I was wondering about the status of the PR for this issue. Has the fix been tested enough to pull into the dev branch? If so, can we move forward with a new release? I hoping that this fix and other updates are enough to move forward with a minor release. We want to incorporate this new EPANET release into Water Network Tool for Resilience (WNTR), since we're examining extreme disaster scenarios which cause the tanks to drain.

[LRossman]

The same logic used to fix the empty-tank-still-draining issue in PR #624 was also applied to stop a full tank from filling. Unfortunately that caused a convergence problem for an example that had none before. This needs to be fixed (or revert back to the original code for full tanks) before the bug fix can be merged. I will look into it.

[LRossman]

The PR #624 for this issue has been updated and merged into dev. The fix is now performing as it should for both empty and full tanks.

[allenmlowe]

The modification to correct this issue can make tanks overflow even if the setting of CanOverflow = No. When the old code below is reverted, the tank can close and no longer shows overflowing

// If tank is full, then prevent flow into it
if (hyd->NodeHead[n1] >= tank->Hmax - hyd->Htol && !tank->CanOverflow)

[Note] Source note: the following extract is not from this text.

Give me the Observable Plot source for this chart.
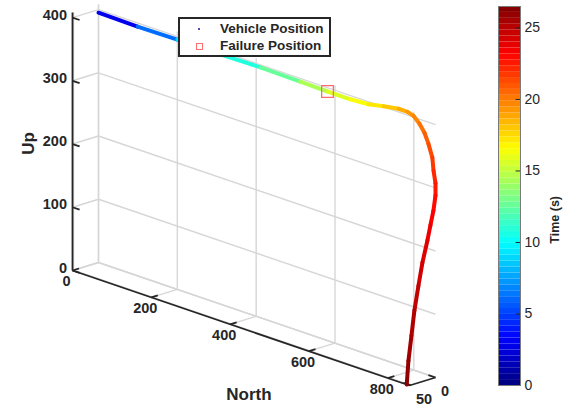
<!DOCTYPE html>
<html><head><meta charset="utf-8">
<script src="https://cdn.jsdelivr.net/npm/d3@7"></script>
<script src="https://cdn.jsdelivr.net/npm/@observablehq/plot@0.6"></script>
<style>
body{margin:0;background:#fff;}
#wrap{position:relative;width:568px;height:406px;font-family:"Liberation Sans",Arial,Helvetica,sans-serif;color:#262626;overflow:hidden;}
#main{position:absolute;left:0;top:0;}
#cbar{position:absolute;left:470px;top:0;}
#legend{position:absolute;left:178px;top:17px;width:153px;height:40px;box-sizing:border-box;border:2px solid #262626;background:#fff;}
#legend .lab{position:absolute;left:40px;font-size:13.5px;font-weight:bold;line-height:16px;white-space:nowrap;}
#legend .dot{position:absolute;left:18px;top:8.5px;width:2.4px;height:2.4px;border-radius:50%;background:#1010a0;}
#legend .sq{position:absolute;left:16px;top:24px;width:5px;height:5px;border:1px solid #ff6e6e;}
</style></head><body>
<div id="wrap">
  <div id="main"></div>
  <div id="cbar"></div>
  <div id="legend">
    <div class="dot"></div><div class="lab" style="top:1.5px">Vehicle Position</div>
    <div class="sq"></div><div class="lab" style="top:19px">Failure Position</div>
  </div>
</div>
<script>
// ---- data ----
const timeS = [1.2, 4.5, 7.8, 10.0, 11.6, 13.6, 15.2, 16.1, 16.7, 17.6, 18.4, 19.0, 19.5, 20.0, 20.5, 21.0, 21.5, 22.0, 22.4, 22.8, 23.1, 23.5, 23.8, 24.2, 24.6, 25.0, 25.4, 25.8, 26.3];
const north = [0, 99, 200, 309, 411, 512, 581, 639, 685, 723, 761, 784, 799, 814, 827, 837, 847, 850, 855, 855, 853, 852, 851, 850, 849, 849, 848, 848, 848];
const east  = [0, 0, 0, 0, 0, 0, 0, 0, 0, 0, 0, 0, 0, 0, 0, 0, 0, 0, 0, 0, 2.6, 7.8, 13, 22.2, 29.4, 37.4, 42.6, 48.6, 52];
const up    = [395, 394, 395, 395, 396, 395, 394, 394, 396, 401, 405, 405, 402, 393, 381, 366, 346, 326, 307, 288, 264, 242, 219, 186, 151, 114, 75, 37, 0];
const failureNorth = [581], failureEast = [0], failureUp = [394];
const northTicks = [0, 200, 400, 600, 800];
const eastTicks = [0, 50];
const upTicks = [0, 100, 200, 300, 400];
const timeTicks = [0, 5, 10, 15, 20, 25];
const TMAX = 26.5;
const BOX = {N: 855, E: 52, U: 408};

// ---- 3D view (orthographic projection of the axes box) ----
const ORIGIN = [98, 262];             // N=0,E=0,U=0
const VN = [337, 115], VE = [-26, 8], VU = [0, -258];
function proj(n, e, u) {
  return [ORIGIN[0] + VN[0]*n/BOX.N + VE[0]*e/BOX.E + VU[0]*u/BOX.U,
          ORIGIN[1] + VN[1]*n/BOX.N + VE[1]*e/BOX.E + VU[1]*u/BOX.U];
}
function seg(a, b, extra) { const p = proj(...a), q = proj(...b); return Object.assign({x1:p[0], y1:p[1], x2:q[0], y2:q[1]}, extra||{}); }

function jet(v) {
  const c = x => Math.max(0, Math.min(1, x));
  const r = c(Math.min(4*v - 1.5, -4*v + 4.5)), g = c(Math.min(4*v - 0.5, -4*v + 3.5)), b = c(Math.min(4*v + 0.5, -4*v + 2.5));
  return `rgb(${Math.round(r*255)},${Math.round(g*255)},${Math.round(b*255)})`;
}
const colorOpt = {type: "linear", domain: [0, TMAX], interpolate: jet};

// gridlines
const grid = [];
northTicks.forEach(n => { grid.push(seg([n,0,0],[n,0,BOX.U])); grid.push(seg([n,0,0],[n,BOX.E,0])); });
upTicks.forEach(u => { grid.push(seg([0,0,u],[BOX.N,0,u])); grid.push(seg([0,0,u],[0,BOX.E,u])); });
eastTicks.forEach(e => { grid.push(seg([0,e,0],[0,e,BOX.U])); grid.push(seg([0,e,0],[BOX.N,e,0])); });

// axes lines + ticks
const axes = [
  seg([0,BOX.E,0],[0,BOX.E,BOX.U]),
  seg([0,BOX.E,0],[BOX.N,BOX.E,0]),
  seg([BOX.N,0,0],[BOX.N,BOX.E,0])
];
upTicks.forEach(u => axes.push(seg([0,BOX.E,u],[18,BOX.E,u])));
northTicks.forEach(n => axes.push(seg([n,BOX.E,0],[n,BOX.E-13,0])));
eastTicks.forEach(e => axes.push(seg([BOX.N,e,0],[BOX.N-18,e,0])));

// trajectory segments
const path = d3.range(north.length - 1).map(i =>
  seg([north[i],east[i],up[i]],[north[i+1],east[i+1],up[i+1]], {t:(timeS[i]+timeS[i+1])/2}));

const W = 470, H = 406;
const font = '"Liberation Sans", Arial, Helvetica, sans-serif';
const ink = "#262626";
const main = Plot.plot({
  width: W, height: H, margin: 0,
  x: {domain: [0, W], range: [0, W], axis: null},
  y: {domain: [0, H], range: [0, H], axis: null},
  color: colorOpt,
  style: {fontFamily: font, overflow: "visible", background: "white"},
  marks: [
    Plot.link(grid, {x1:"x1", y1:"y1", x2:"x2", y2:"y2", stroke:"#d6d6d6", strokeWidth:1.4}),
    Plot.link(axes, {x1:"x1", y1:"y1", x2:"x2", y2:"y2", stroke:ink, strokeWidth:1.8}),
    Plot.link(path, {x1:"x1", y1:"y1", x2:"x2", y2:"y2", stroke:"t", strokeWidth:4, strokeLinecap:"round"}),
    Plot.dot(failureNorth.map((n,i)=>proj(n,failureEast[i],failureUp[i])), {x:d=>d[0], y:d=>d[1], symbol:"square", r:6.6, stroke:"#ff6e6e", strokeWidth:1.3, fill:"none"}),
    Plot.text(upTicks, {x:u=>proj(0,BOX.E,u)[0], y:u=>proj(0,BOX.E,u)[1], text:d=>String(d), textAnchor:"end", dx:-5.5, dy:-2.5, fontSize:14.5, fontWeight:"bold", fill:ink}),
    Plot.text(northTicks, {x:n=>proj(n,BOX.E,0)[0], y:n=>proj(n,BOX.E,0)[1], text:d=>String(d), textAnchor:"middle", dx:-6, dy:11, fontSize:14.5, fontWeight:"bold", fill:ink}),
    Plot.text(eastTicks, {x:e=>proj(BOX.N,e,0)[0], y:e=>proj(BOX.N,e,0)[1], text:d=>String(d), textAnchor:"start", dx:5.5, dy:14, fontSize:14.5, fontWeight:"bold", fill:ink}),
    Plot.text(["Up"], {x:()=>proj(0,BOX.E,BOX.U/2)[0], y:()=>proj(0,BOX.E,BOX.U/2)[1], text:d=>d, dx:-44, dy:2, rotate:-90, fontSize:17, fontWeight:"bold", fill:ink}),
    Plot.text(["North"], {x:()=>proj(BOX.N/2,BOX.E,0)[0], y:()=>proj(BOX.N/2,BOX.E,0)[1], text:d=>d, dx:8, dy:67, fontSize:17, fontWeight:"bold", fill:ink})
  ]
});
document.getElementById("main").append(main);

// colorbar
const bands = d3.range(64).map(i => ({y1: i*TMAX/64, y2: (i+1)*TMAX/64, t: (i+0.5)*TMAX/64}));
const cbar = Plot.plot({
  width: 98, height: 406, marginLeft: 28, marginRight: 48, marginTop: 6, marginBottom: 21,
  x: {domain: [0, 1], axis: null},
  y: {domain: [0, TMAX], axis: null},
  color: colorOpt,
  style: {fontFamily: font, overflow: "visible", background: "transparent"},
  marks: [
    Plot.rect(bands, {x1:()=>0, x2:()=>1, y1:"y1", y2:"y2", fill:"t"}),
    Plot.ruleY(timeTicks, {x1:()=>0.8, x2:()=>1, stroke:ink, strokeWidth:1}),
    Plot.frame({stroke:"#7a7a7a", strokeWidth:1}),
    Plot.axisY(timeTicks, {anchor:"right", tickSize:0, tickPadding:4, fontSize:14, label:null, fill:ink}),
    Plot.text(["Time (s)"], {frameAnchor:"right", dx:34, rotate:-90, fontSize:12.5, fontWeight:"bold", fill:ink})
  ]
});
document.getElementById("cbar").append(cbar);
</script></body></html>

instead of // Can't add flow to a full tank if (hyd->NodeHead[n1] >= tank->Hmax && !tank->CanOverflow) in hydstatus.c

report.c does not check if Tank setting CanOverflow if (Tank[i].A > 0.0 && ABS(hyd->NodeHead[n] - Tank[i].Hmax) < 0.001) newstat = OVERFLOWING;

[LRossman]

@allenmlowe can you please submit an example that demonstrates the behavior you describe. Thanks.

[allenmlowe]

Here is an example of an overflowing tank. T-3 is overflowing.

Overflowing.zip

[LRossman]

Thanks @allenmlowe for the example. I had tested some of my own and didn't see any problem. What's happening in this network is that there's a pipe connected to Tank 3 that has a closed pump in front of it. Since the EPANET hydraulic solver can't produce a solution with exactly zero flow, there exists some small amount of flow (-0.00079 gpm) in the pipe as a numerical artifact. This flow is negative, causing the level in Tank 3 to drop very slightly below full thus allowing a second pipe connected to the tank to remain open and cause an overflow. I will restore the tolerance in the check for a tank being full or empty, probably making it a little larger than the 0.15 mm used before (maybe more like 1 mm).

[allenmlowe]

Here is a simpler example of overflowing tanks. The energy report also shows 100% utilization which confirms all 3 tanks are overflowing. T-3.inp.txt

[LRossman]

@allenmlowe your last example has a pump connecting a Reservoir to a Tank. When EPANET checks to see if a link should be closed if it tries to send water into a full tank it first checks if the designated start node of the link is not a Junction. If so and the node is a Reservoir (as in your example for pump P1) then it stops checking any further, thus failing to prevent overflow at the downstream Tank node. The same can happen if both end nodes are Tanks and the upstream Tank is draining into the downstream Tank. I believe this bug was identified several years ago in a published paper but seems to have fallen through the cracks. The tankstatus() function in hydstatus.c needs to be revised so that when both end nodes of a link are not Junctions then each is checked for having a full (or empty) Tank.

[LRossman]

PR #705 has just been submitted which fixes the issue of status checks on links with tanks on both ends. It also simplifies the code used for tanks status checks in general (see hydstatus.c in the dev-tank-fix branch.) This update correctly solves each of the networks submitted earlier in this thread plus a new example that has two tanks (A and B) connected by a link where one of them (B) becomes empty. twotanktest.inp.txt When run with the current EPANET code, after Tank B becomes empty it still shows an outflow sent into Tank A. With the revised code, the link connecting A and B is closed when B becomes empty. Interestingly, if the direction of the link is reversed (B->A instead of A->B) then the current EPANET gives the correct solution. Also of note for this example is the need to use a smaller hydraulic time step (10 minutes) to prevent excessive instability in tank levels and link flow rate. Eliminating these instabilities is still an open issue (see #165).